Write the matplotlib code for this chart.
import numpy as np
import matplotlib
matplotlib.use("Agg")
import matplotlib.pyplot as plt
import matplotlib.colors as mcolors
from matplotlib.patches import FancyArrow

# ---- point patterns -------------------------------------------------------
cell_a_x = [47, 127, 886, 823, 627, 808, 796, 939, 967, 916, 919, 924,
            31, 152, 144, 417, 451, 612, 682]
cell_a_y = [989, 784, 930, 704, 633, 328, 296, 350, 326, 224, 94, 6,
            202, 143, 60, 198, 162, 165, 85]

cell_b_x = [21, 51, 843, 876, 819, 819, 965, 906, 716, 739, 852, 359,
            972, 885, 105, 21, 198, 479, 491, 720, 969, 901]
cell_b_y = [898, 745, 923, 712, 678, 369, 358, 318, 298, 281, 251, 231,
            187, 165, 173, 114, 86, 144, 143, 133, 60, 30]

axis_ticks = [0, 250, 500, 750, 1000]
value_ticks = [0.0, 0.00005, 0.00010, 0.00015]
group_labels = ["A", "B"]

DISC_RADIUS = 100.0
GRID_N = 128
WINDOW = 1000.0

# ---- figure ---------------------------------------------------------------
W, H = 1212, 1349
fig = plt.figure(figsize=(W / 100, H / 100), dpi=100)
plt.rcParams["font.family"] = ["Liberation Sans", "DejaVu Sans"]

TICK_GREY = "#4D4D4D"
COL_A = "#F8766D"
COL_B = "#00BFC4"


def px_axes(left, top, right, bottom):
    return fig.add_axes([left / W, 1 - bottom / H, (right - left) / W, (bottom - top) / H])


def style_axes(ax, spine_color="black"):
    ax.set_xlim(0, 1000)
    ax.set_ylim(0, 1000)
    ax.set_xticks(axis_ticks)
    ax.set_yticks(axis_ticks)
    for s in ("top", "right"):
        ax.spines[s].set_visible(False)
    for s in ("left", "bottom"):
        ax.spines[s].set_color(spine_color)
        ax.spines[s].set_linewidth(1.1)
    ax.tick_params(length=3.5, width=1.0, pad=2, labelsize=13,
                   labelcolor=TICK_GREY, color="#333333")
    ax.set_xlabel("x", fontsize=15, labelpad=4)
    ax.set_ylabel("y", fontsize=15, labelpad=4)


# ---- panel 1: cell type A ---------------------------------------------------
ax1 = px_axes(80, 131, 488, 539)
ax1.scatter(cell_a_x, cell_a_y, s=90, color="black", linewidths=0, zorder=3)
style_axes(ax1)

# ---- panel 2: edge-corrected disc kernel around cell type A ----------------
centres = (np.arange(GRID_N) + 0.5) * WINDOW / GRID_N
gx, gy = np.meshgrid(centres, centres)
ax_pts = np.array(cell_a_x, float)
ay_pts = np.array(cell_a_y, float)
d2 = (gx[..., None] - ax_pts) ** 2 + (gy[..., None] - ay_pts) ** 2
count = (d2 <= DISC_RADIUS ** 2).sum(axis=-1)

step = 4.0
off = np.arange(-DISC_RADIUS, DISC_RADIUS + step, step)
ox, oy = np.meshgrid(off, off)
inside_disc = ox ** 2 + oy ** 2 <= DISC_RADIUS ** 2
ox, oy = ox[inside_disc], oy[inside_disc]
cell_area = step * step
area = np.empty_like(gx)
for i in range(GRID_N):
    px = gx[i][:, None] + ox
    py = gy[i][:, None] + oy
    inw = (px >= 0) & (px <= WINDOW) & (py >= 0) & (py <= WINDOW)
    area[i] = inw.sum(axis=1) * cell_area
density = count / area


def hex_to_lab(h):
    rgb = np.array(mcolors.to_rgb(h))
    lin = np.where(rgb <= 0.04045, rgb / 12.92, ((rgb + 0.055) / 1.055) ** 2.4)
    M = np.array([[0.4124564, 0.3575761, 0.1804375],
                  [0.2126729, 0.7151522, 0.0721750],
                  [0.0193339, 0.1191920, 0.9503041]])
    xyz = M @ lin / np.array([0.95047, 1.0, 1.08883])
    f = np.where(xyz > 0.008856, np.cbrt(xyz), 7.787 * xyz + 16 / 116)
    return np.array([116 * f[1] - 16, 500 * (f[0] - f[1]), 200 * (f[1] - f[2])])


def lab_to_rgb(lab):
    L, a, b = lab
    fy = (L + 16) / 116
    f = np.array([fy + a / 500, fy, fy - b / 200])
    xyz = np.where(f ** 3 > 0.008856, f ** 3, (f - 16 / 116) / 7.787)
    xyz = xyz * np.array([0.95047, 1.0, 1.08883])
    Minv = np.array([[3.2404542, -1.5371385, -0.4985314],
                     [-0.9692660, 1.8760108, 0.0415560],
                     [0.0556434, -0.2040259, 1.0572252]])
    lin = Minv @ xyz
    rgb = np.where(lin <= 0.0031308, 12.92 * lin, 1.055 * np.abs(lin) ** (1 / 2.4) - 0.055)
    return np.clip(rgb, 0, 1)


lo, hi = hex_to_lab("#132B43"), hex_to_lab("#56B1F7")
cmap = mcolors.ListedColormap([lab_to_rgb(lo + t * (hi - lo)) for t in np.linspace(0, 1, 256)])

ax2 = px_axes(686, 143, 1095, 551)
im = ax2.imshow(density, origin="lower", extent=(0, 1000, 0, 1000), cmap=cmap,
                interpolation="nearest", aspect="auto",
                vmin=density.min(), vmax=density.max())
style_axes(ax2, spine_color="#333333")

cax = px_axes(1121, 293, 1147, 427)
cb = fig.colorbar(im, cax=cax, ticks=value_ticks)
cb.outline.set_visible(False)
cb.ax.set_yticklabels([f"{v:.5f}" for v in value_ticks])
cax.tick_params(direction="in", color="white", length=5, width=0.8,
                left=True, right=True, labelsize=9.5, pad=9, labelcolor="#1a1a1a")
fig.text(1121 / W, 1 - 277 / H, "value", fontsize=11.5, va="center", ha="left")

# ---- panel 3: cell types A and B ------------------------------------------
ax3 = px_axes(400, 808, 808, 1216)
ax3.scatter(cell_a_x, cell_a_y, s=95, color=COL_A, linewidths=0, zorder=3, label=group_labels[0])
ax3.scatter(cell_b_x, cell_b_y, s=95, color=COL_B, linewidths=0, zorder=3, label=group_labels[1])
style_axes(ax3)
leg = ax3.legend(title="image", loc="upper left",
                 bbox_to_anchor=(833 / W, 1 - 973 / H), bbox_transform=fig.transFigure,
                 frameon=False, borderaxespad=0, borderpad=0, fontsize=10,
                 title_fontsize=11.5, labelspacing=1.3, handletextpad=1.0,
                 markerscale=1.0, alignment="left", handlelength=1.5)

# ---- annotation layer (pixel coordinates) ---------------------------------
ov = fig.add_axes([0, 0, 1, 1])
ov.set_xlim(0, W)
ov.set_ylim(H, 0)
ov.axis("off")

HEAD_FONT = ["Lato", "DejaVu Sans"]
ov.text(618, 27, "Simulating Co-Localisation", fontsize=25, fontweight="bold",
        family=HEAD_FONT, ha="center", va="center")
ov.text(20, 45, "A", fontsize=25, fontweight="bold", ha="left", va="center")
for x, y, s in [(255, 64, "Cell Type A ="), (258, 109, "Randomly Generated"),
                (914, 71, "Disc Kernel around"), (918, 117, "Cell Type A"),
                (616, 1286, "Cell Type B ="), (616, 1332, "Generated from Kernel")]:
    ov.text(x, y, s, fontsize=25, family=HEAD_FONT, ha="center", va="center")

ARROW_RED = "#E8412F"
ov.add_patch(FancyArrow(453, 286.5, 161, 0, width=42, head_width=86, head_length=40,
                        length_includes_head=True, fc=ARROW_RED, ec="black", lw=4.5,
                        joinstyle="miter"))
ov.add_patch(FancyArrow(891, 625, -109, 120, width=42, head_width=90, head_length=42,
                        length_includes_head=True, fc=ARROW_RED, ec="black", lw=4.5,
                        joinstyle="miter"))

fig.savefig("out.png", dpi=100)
- - - - - - -
→ Required task
Repeat the material in full, exactly as it stands.

→ Reply
Write the matplotlib code for this chart.
import numpy as np
import matplotlib
matplotlib.use("Agg")
import matplotlib.pyplot as plt
import matplotlib.colors as mcolors
from matplotlib.patches import FancyArrow

# ---- point patterns -------------------------------------------------------
cell_a_x = [47, 127, 886, 823, 627, 808, 796, 939, 967, 916, 919, 924,
            31, 152, 144, 417, 451, 612, 682]
cell_a_y = [989, 784, 930, 704, 633, 328, 296, 350, 326, 224, 94, 6,
            202, 143, 60, 198, 162, 165, 85]

cell_b_x = [21, 51, 843, 876, 819, 819, 965, 906, 716, 739, 852, 359,
            972, 885, 105, 21, 198, 479, 491, 720, 969, 901]
cell_b_y = [898, 745, 923, 712, 678, 369, 358, 318, 298, 281, 251, 231,
            187, 165, 173, 114, 86, 144, 143, 133, 60, 30]

axis_ticks = [0, 250, 500, 750, 1000]
value_ticks = [0.0, 0.00005, 0.00010, 0.00015]
group_labels = ["A", "B"]

DISC_RADIUS = 100.0
GRID_N = 128
WINDOW = 1000.0

# ---- figure ---------------------------------------------------------------
W, H = 1212, 1349
fig = plt.figure(figsize=(W / 100, H / 100), dpi=100)
plt.rcParams["font.family"] = ["Liberation Sans", "DejaVu Sans"]

TICK_GREY = "#4D4D4D"
COL_A = "#F8766D"
COL_B = "#00BFC4"


def px_axes(left, top, right, bottom):
    return fig.add_axes([left / W, 1 - bottom / H, (right - left) / W, (bottom - top) / H])


def style_axes(ax, spine_color="black"):
    ax.set_xlim(0, 1000)
    ax.set_ylim(0, 1000)
    ax.set_xticks(axis_ticks)
    ax.set_yticks(axis_ticks)
    for s in ("top", "right"):
        ax.spines[s].set_visible(False)
    for s in ("left", "bottom"):
        ax.spines[s].set_color(spine_color)
        ax.spines[s].set_linewidth(1.1)
    ax.tick_params(length=3.5, width=1.0, pad=2, labelsize=13,
                   labelcolor=TICK_GREY, color="#333333")
    ax.set_xlabel("x", fontsize=15, labelpad=4)
    ax.set_ylabel("y", fontsize=15, labelpad=4)


# ---- panel 1: cell type A ---------------------------------------------------
ax1 = px_axes(80, 131, 488, 539)
ax1.scatter(cell_a_x, cell_a_y, s=90, color="black", linewidths=0, zorder=3)
style_axes(ax1)

# ---- panel 2: edge-corrected disc kernel around cell type A ----------------
centres = (np.arange(GRID_N) + 0.5) * WINDOW / GRID_N
gx, gy = np.meshgrid(centres, centres)
ax_pts = np.array(cell_a_x, float)
ay_pts = np.array(cell_a_y, float)
d2 = (gx[..., None] - ax_pts) ** 2 + (gy[..., None] - ay_pts) ** 2
count = (d2 <= DISC_RADIUS ** 2).sum(axis=-1)

step = 4.0
off = np.arange(-DISC_RADIUS, DISC_RADIUS + step, step)
ox, oy = np.meshgrid(off, off)
inside_disc = ox ** 2 + oy ** 2 <= DISC_RADIUS ** 2
ox, oy = ox[inside_disc], oy[inside_disc]
cell_area = step * step
area = np.empty_like(gx)
for i in range(GRID_N):
    px = gx[i][:, None] + ox
    py = gy[i][:, None] + oy
    inw = (px >= 0) & (px <= WINDOW) & (py >= 0) & (py <= WINDOW)
    area[i] = inw.sum(axis=1) * cell_area
density = count / area


def hex_to_lab(h):
    rgb = np.array(mcolors.to_rgb(h))
    lin = np.where(rgb <= 0.04045, rgb / 12.92, ((rgb + 0.055) / 1.055) ** 2.4)
    M = np.array([[0.4124564, 0.3575761, 0.1804375],
                  [0.2126729, 0.7151522, 0.0721750],
                  [0.0193339, 0.1191920, 0.9503041]])
    xyz = M @ lin / np.array([0.95047, 1.0, 1.08883])
    f = np.where(xyz > 0.008856, np.cbrt(xyz), 7.787 * xyz + 16 / 116)
    return np.array([116 * f[1] - 16, 500 * (f[0] - f[1]), 200 * (f[1] - f[2])])


def lab_to_rgb(lab):
    L, a, b = lab
    fy = (L + 16) / 116
    f = np.array([fy + a / 500, fy, fy - b / 200])
    xyz = np.where(f ** 3 > 0.008856, f ** 3, (f - 16 / 116) / 7.787)
    xyz = xyz * np.array([0.95047, 1.0, 1.08883])
    Minv = np.array([[3.2404542, -1.5371385, -0.4985314],
                     [-0.9692660, 1.8760108, 0.0415560],
                     [0.0556434, -0.2040259, 1.0572252]])
    lin = Minv @ xyz
    rgb = np.where(lin <= 0.0031308, 12.92 * lin, 1.055 * np.abs(lin) ** (1 / 2.4) - 0.055)
    return np.clip(rgb, 0, 1)


lo, hi = hex_to_lab("#132B43"), hex_to_lab("#56B1F7")
cmap = mcolors.ListedColormap([lab_to_rgb(lo + t * (hi - lo)) for t in np.linspace(0, 1, 256)])

ax2 = px_axes(686, 143, 1095, 551)
im = ax2.imshow(density, origin="lower", extent=(0, 1000, 0, 1000), cmap=cmap,
                interpolation="nearest", aspect="auto",
                vmin=density.min(), vmax=density.max())
style_axes(ax2, spine_color="#333333")

cax = px_axes(1121, 293, 1147, 427)
cb = fig.colorbar(im, cax=cax, ticks=value_ticks)
cb.outline.set_visible(False)
cb.ax.set_yticklabels([f"{v:.5f}" for v in value_ticks])
cax.tick_params(direction="in", color="white", length=5, width=0.8,
                left=True, right=True, labelsize=9.5, pad=9, labelcolor="#1a1a1a")
fig.text(1121 / W, 1 - 277 / H, "value", fontsize=11.5, va="center", ha="left")

# ---- panel 3: cell types A and B ------------------------------------------
ax3 = px_axes(400, 808, 808, 1216)
ax3.scatter(cell_a_x, cell_a_y, s=95, color=COL_A, linewidths=0, zorder=3, label=group_labels[0])
ax3.scatter(cell_b_x, cell_b_y, s=95, color=COL_B, linewidths=0, zorder=3, label=group_labels[1])
style_axes(ax3)
leg = ax3.legend(title="image", loc="upper left",
                 bbox_to_anchor=(833 / W, 1 - 973 / H), bbox_transform=fig.transFigure,
                 frameon=False, borderaxespad=0, borderpad=0, fontsize=10,
                 title_fontsize=11.5, labelspacing=1.3, handletextpad=1.0,
                 markerscale=1.0, alignment="left", handlelength=1.5)

# ---- annotation layer (pixel coordinates) ---------------------------------
ov = fig.add_axes([0, 0, 1, 1])
ov.set_xlim(0, W)
ov.set_ylim(H, 0)
ov.axis("off")

HEAD_FONT = ["Lato", "DejaVu Sans"]
ov.text(618, 27, "Simulating Co-Localisation", fontsize=25, fontweight="bold",
        family=HEAD_FONT, ha="center", va="center")
ov.text(20, 45, "A", fontsize=25, fontweight="bold", ha="left", va="center")
for x, y, s in [(255, 64, "Cell Type A ="), (258, 109, "Randomly Generated"),
                (914, 71, "Disc Kernel around"), (918, 117, "Cell Type A"),
                (616, 1286, "Cell Type B ="), (616, 1332, "Generated from Kernel")]:
    ov.text(x, y, s, fontsize=25, family=HEAD_FONT, ha="center", va="center")

ARROW_RED = "#E8412F"
ov.add_patch(FancyArrow(453, 286.5, 161, 0, width=42, head_width=86, head_length=40,
                        length_includes_head=True, fc=ARROW_RED, ec="black", lw=4.5,
                        joinstyle="miter"))
ov.add_patch(FancyArrow(891, 625, -109, 120, width=42, head_width=90, head_length=42,
                        length_includes_head=True, fc=ARROW_RED, ec="black", lw=4.5,
                        joinstyle="miter"))

fig.savefig("out.png", dpi=100)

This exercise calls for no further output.